■ **WHAT TO DO**
Exactly retype the lines from the top of the data through the line containing "101.2, 101.2, 101.1, 101.0, 100.9, 101.0, 100.9, 100.6, 100.9];", leaving out every picture.

■ **PROVIDED MATERIAL**
Begin

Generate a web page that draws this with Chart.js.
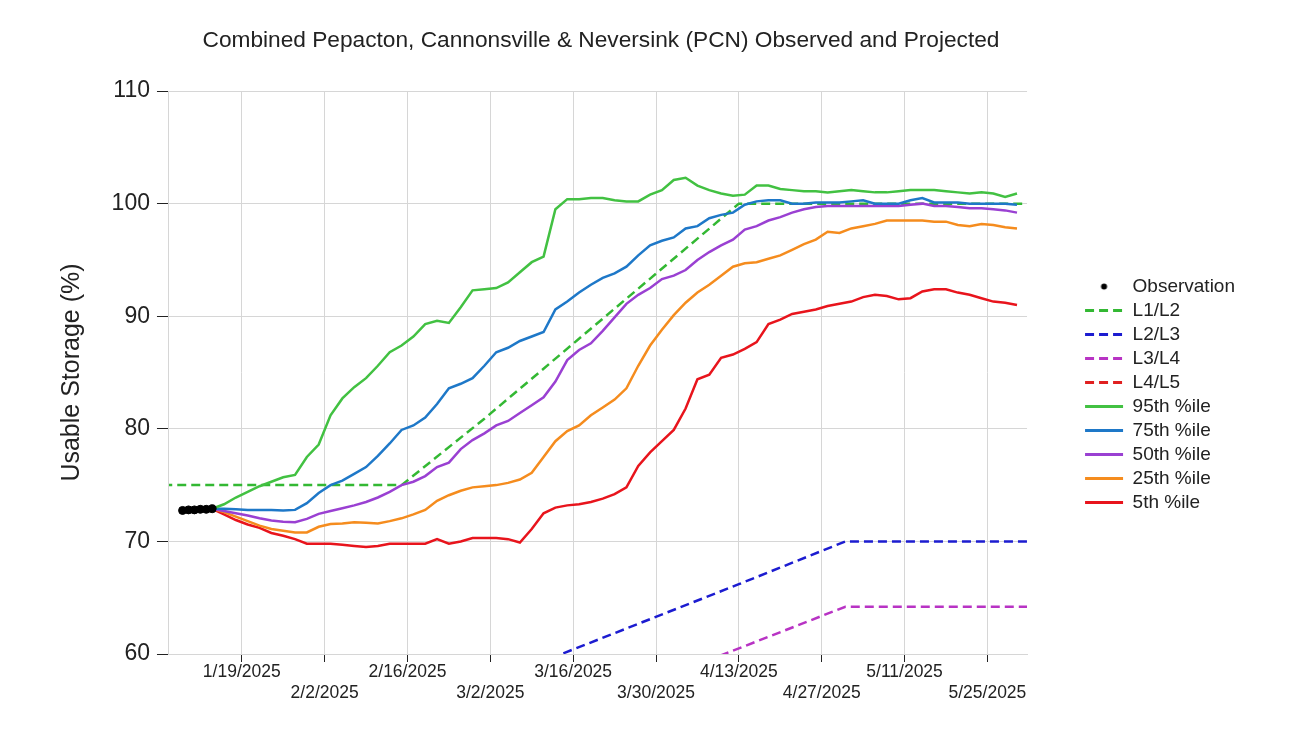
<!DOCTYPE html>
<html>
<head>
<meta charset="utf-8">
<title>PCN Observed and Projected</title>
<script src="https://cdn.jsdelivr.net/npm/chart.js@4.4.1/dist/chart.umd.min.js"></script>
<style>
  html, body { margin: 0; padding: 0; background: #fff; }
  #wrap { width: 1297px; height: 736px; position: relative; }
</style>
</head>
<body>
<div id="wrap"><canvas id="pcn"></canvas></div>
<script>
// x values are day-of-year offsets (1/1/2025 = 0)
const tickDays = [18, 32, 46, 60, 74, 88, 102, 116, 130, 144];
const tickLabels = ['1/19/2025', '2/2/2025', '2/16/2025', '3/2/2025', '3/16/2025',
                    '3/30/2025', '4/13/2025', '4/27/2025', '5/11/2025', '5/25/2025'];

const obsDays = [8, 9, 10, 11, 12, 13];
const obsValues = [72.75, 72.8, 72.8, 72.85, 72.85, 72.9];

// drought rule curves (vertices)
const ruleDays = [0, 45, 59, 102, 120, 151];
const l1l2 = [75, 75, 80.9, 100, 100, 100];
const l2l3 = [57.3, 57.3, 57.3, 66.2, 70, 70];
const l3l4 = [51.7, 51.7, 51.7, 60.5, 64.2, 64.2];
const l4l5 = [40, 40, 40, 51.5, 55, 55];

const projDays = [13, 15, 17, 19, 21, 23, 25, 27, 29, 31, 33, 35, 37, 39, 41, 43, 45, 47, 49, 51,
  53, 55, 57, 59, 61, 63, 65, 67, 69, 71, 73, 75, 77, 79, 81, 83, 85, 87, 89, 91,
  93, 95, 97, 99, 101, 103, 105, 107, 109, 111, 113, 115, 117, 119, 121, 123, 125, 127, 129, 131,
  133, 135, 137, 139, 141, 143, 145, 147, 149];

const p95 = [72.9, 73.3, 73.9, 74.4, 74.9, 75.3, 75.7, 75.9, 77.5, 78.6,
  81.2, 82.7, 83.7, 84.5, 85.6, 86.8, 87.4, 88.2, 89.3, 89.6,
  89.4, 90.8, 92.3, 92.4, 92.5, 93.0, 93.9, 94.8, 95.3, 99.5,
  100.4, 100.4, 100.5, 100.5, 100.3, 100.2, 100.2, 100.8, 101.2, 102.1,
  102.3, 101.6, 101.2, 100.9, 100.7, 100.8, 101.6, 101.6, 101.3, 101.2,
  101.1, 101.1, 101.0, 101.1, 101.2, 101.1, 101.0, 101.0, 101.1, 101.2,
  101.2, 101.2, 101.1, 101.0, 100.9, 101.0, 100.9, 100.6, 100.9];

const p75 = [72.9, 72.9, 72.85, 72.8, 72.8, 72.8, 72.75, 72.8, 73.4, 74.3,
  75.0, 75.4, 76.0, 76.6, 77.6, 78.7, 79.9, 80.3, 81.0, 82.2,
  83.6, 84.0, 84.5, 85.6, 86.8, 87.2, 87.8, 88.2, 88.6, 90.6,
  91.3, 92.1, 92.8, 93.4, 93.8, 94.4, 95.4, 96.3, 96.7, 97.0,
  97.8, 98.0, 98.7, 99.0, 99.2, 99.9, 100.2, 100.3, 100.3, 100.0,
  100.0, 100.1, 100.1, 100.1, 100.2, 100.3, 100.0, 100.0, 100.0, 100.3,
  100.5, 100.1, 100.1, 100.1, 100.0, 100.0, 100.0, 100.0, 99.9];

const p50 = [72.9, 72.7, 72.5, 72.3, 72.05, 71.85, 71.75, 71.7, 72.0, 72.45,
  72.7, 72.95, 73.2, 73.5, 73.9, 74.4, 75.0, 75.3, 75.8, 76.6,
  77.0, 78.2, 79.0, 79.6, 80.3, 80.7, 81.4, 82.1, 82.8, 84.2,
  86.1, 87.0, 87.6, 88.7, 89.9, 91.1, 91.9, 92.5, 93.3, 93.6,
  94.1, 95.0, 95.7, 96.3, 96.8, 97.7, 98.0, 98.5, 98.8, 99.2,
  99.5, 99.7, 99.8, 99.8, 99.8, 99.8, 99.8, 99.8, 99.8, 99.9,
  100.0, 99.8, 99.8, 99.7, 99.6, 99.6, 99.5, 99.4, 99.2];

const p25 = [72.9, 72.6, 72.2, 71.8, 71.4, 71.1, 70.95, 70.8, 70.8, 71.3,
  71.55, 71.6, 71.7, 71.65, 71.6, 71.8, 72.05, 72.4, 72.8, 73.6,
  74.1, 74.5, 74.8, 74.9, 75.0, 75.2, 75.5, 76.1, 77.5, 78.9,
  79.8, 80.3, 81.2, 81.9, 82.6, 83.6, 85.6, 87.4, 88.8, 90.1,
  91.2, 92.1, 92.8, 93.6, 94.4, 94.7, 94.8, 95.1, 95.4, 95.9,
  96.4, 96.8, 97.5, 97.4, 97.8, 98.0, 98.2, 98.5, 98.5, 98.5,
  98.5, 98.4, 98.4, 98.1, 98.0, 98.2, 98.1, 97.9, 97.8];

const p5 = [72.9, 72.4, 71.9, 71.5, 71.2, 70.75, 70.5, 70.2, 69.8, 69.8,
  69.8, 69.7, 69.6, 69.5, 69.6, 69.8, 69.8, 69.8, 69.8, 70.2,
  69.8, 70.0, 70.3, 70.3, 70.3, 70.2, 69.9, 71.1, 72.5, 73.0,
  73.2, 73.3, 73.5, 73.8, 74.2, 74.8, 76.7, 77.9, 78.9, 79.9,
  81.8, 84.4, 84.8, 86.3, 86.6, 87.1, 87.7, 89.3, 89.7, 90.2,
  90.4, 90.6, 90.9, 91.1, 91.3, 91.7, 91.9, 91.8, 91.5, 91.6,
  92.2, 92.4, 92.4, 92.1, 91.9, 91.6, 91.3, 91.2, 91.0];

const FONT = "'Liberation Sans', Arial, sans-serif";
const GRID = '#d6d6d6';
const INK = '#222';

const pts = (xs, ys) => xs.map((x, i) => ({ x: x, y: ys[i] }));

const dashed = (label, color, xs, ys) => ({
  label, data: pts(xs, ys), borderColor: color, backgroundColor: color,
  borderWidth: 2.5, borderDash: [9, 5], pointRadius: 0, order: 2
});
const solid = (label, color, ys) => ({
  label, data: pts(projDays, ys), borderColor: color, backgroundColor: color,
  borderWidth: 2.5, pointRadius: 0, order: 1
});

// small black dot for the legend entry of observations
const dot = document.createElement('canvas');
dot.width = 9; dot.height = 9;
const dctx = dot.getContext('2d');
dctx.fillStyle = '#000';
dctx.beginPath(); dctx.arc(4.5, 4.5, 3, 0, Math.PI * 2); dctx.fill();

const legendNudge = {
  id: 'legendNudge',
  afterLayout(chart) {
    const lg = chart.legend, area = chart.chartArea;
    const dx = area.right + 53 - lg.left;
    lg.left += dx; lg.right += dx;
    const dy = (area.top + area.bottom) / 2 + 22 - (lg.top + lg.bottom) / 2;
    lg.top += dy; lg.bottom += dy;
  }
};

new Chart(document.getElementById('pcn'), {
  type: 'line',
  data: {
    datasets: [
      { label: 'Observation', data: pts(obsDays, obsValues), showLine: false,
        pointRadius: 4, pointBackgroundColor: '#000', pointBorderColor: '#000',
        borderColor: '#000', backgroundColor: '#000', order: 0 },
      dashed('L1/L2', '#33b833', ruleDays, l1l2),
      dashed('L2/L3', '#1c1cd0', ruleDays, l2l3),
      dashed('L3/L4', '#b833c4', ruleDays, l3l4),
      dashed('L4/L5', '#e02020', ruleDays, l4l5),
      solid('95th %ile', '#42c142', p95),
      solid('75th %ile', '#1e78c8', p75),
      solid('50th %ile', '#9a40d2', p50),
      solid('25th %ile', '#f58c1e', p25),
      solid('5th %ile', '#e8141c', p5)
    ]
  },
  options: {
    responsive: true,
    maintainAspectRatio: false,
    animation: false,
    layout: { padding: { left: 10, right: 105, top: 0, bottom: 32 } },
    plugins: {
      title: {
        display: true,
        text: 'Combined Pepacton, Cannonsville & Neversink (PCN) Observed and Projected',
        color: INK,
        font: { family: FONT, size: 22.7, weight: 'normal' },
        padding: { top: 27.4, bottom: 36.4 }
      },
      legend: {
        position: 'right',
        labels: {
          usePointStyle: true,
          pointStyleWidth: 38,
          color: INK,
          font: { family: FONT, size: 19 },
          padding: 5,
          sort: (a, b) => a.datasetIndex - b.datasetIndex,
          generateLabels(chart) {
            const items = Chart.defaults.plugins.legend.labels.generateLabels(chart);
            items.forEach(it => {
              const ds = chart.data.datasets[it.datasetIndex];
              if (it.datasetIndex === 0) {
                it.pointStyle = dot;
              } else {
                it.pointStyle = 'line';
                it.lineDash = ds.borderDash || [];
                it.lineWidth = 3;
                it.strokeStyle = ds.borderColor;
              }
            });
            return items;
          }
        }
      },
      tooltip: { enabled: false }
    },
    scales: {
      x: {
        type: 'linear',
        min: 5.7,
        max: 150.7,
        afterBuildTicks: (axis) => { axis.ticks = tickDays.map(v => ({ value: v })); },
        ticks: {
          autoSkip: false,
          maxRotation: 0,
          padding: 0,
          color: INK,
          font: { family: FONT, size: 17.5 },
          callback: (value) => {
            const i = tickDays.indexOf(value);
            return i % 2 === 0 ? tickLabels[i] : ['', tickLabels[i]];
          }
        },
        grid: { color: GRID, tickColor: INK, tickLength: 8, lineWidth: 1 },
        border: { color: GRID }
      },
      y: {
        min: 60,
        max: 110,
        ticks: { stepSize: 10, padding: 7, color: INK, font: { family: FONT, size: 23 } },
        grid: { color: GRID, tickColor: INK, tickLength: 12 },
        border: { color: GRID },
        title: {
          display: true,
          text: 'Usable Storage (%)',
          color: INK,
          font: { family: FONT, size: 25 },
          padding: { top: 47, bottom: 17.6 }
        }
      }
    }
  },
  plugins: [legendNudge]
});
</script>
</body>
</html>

End

■ **RESULT**
Generate a web page that draws this with Chart.js.
<!DOCTYPE html>
<html>
<head>
<meta charset="utf-8">
<title>PCN Observed and Projected</title>
<script src="https://cdn.jsdelivr.net/npm/chart.js@4.4.1/dist/chart.umd.min.js"></script>
<style>
  html, body { margin: 0; padding: 0; background: #fff; }
  #wrap { width: 1297px; height: 736px; position: relative; }
</style>
</head>
<body>
<div id="wrap"><canvas id="pcn"></canvas></div>
<script>
// x values are day-of-year offsets (1/1/2025 = 0)
const tickDays = [18, 32, 46, 60, 74, 88, 102, 116, 130, 144];
const tickLabels = ['1/19/2025', '2/2/2025', '2/16/2025', '3/2/2025', '3/16/2025',
                    '3/30/2025', '4/13/2025', '4/27/2025', '5/11/2025', '5/25/2025'];

const obsDays = [8, 9, 10, 11, 12, 13];
const obsValues = [72.75, 72.8, 72.8, 72.85, 72.85, 72.9];

// drought rule curves (vertices)
const ruleDays = [0, 45, 59, 102, 120, 151];
const l1l2 = [75, 75, 80.9, 100, 100, 100];
const l2l3 = [57.3, 57.3, 57.3, 66.2, 70, 70];
const l3l4 = [51.7, 51.7, 51.7, 60.5, 64.2, 64.2];
const l4l5 = [40, 40, 40, 51.5, 55, 55];

const projDays = [13, 15, 17, 19, 21, 23, 25, 27, 29, 31, 33, 35, 37, 39, 41, 43, 45, 47, 49, 51,
  53, 55, 57, 59, 61, 63, 65, 67, 69, 71, 73, 75, 77, 79, 81, 83, 85, 87, 89, 91,
  93, 95, 97, 99, 101, 103, 105, 107, 109, 111, 113, 115, 117, 119, 121, 123, 125, 127, 129, 131,
  133, 135, 137, 139, 141, 143, 145, 147, 149];

const p95 = [72.9, 73.3, 73.9, 74.4, 74.9, 75.3, 75.7, 75.9, 77.5, 78.6,
  81.2, 82.7, 83.7, 84.5, 85.6, 86.8, 87.4, 88.2, 89.3, 89.6,
  89.4, 90.8, 92.3, 92.4, 92.5, 93.0, 93.9, 94.8, 95.3, 99.5,
  100.4, 100.4, 100.5, 100.5, 100.3, 100.2, 100.2, 100.8, 101.2, 102.1,
  102.3, 101.6, 101.2, 100.9, 100.7, 100.8, 101.6, 101.6, 101.3, 101.2,
  101.1, 101.1, 101.0, 101.1, 101.2, 101.1, 101.0, 101.0, 101.1, 101.2,
  101.2, 101.2, 101.1, 101.0, 100.9, 101.0, 100.9, 100.6, 100.9];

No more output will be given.